Following Supermans December 1978 release, it was widely assumed that Donner would be recalled to complete the remainder of the sequel. Spengler had encountered Variety columnist Army Archerd at a Christmas party, and assured him that while there had been tension, he was proud of the film and looked forward to working with him on the sequel. Archerd then contacted Donner in which he responded "If he's on it—I'm not." However, a number of events led to Donner's eventual replacement as director of the movie. Most importantly, producers Alexander and Ilya Salkind announced that Marlon Brando's completed scenes for Superman II would be excised from the movie in order for them to avoid having to pay the actor the reported 11.75% of gross U.S. box-office takings he was now demanding for his performance in the sequel. Donner publicly lambasted this decision, announcing that he would make the film his way or not at all. In January 1979, Donner had told Variety, "That means no games... They have to want me to do it. It has to be on my terms and I don't mean financially. I mean control." As Donner had become unavailable during the European promotional campaign for Superman, the Salkinds approached Guy Hamilton to take over directional reins for Superman II since Lester was filming Cuba (1979) at the time. Hamilton was unavailable, but by the time Superman II was ready to begin filming, Lester had completed Cuba and was available to direct.

Eventually, on March 15, 1979, the Salkinds decided to replace Donner with Richard Lester. Donner recalled that "One day, I got a telegram from them saying my services are no longer needed and that my dear friend Richard Lester would take over. To this day, I have not heard from them." Ilya Salkind countered, "Dick Donner said, 'I will do the second movie on my terms and without [Pierre] Spengler'...Spengler was my friend since childhood and my father and I were very loyal guys. We said no, and it really boiled down to that."

=== The 1980 theatrical Superman II (The Richard Lester Cut) ===

With Lester placed as director, he was not sympathetic to Donner's filmmaking style: "Donner was emphasizing a kind of grandiose myth. There was a kind of David Lean-ish attempt in several sequences, and enormous scale. There was a type of epic quality which isn't in my nature, so my work really didn't embrace that...That's not me. That's his vision of it. I'm more quirky and I play around with slightly more unexpected silliness." Since Geoffrey Unsworth had died before the release of Superman, Lester brought on cinematographer Robert Paynter to have the film evoke the garish color scheme of the comics.

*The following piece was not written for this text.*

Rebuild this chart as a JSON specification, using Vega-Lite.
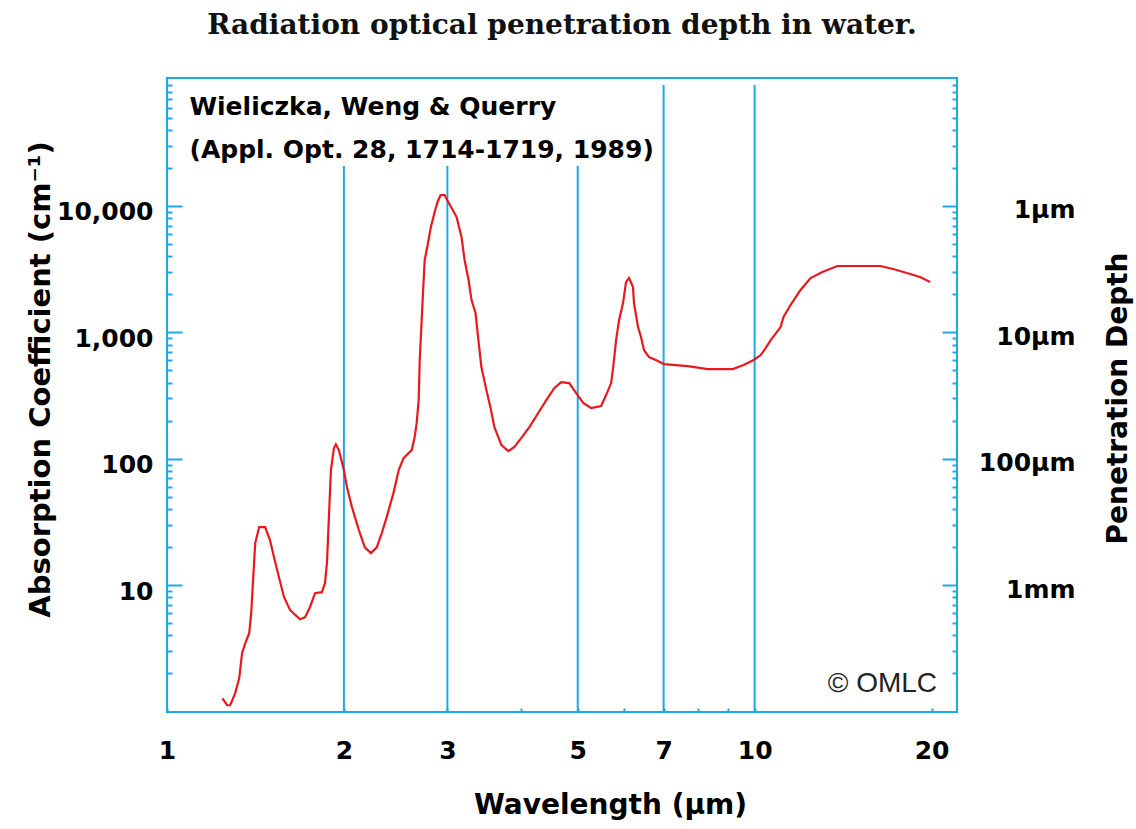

Tom Mankiewicz was approached by Terry Semel, then a Warner Bros. vice president, to return for the sequel, but he declined out of loyalty to Donner. Mankiewicz recounted "I have a lot of respect for [Lester]. Friendship is more important than anything. And Dick [Donner] brought me on the picture and my loyalty was with Dick and I couldn't believe that they fired him." David and Leslie Newman were then brought back to re-tool the script constructing a new opening and an ending. The new opening involved Superman thwarting the nuclear terrorists at the Eiffel Tower. The new ending involved Clark causing Lois to forget his secret identity through a hypnotic kiss.

Additionally, Christopher Reeve had become unavailable as he had accepted an offer to star in the romantic fantasy film Somewhere in Time (1980), five months into the production shutdown, by which time his contract to shoot both Superman films back-to-back had expired. Reeve claimed that twelve hours after his casting was announced, he received a letter from the producers to be available for Superman II on July 16, which was only five days after he was to finish filming Somewhere in Time. In March 1979, the Salkinds filed suit against Reeve alleging he had breached his contract by walking off the sequel. Furthermore, Reeve had had reservations about Lester and the Newmans' script following the departure of Donner. During the renegotiation of his contract, Reeve agreed to the financial terms, but demanded more artistic control.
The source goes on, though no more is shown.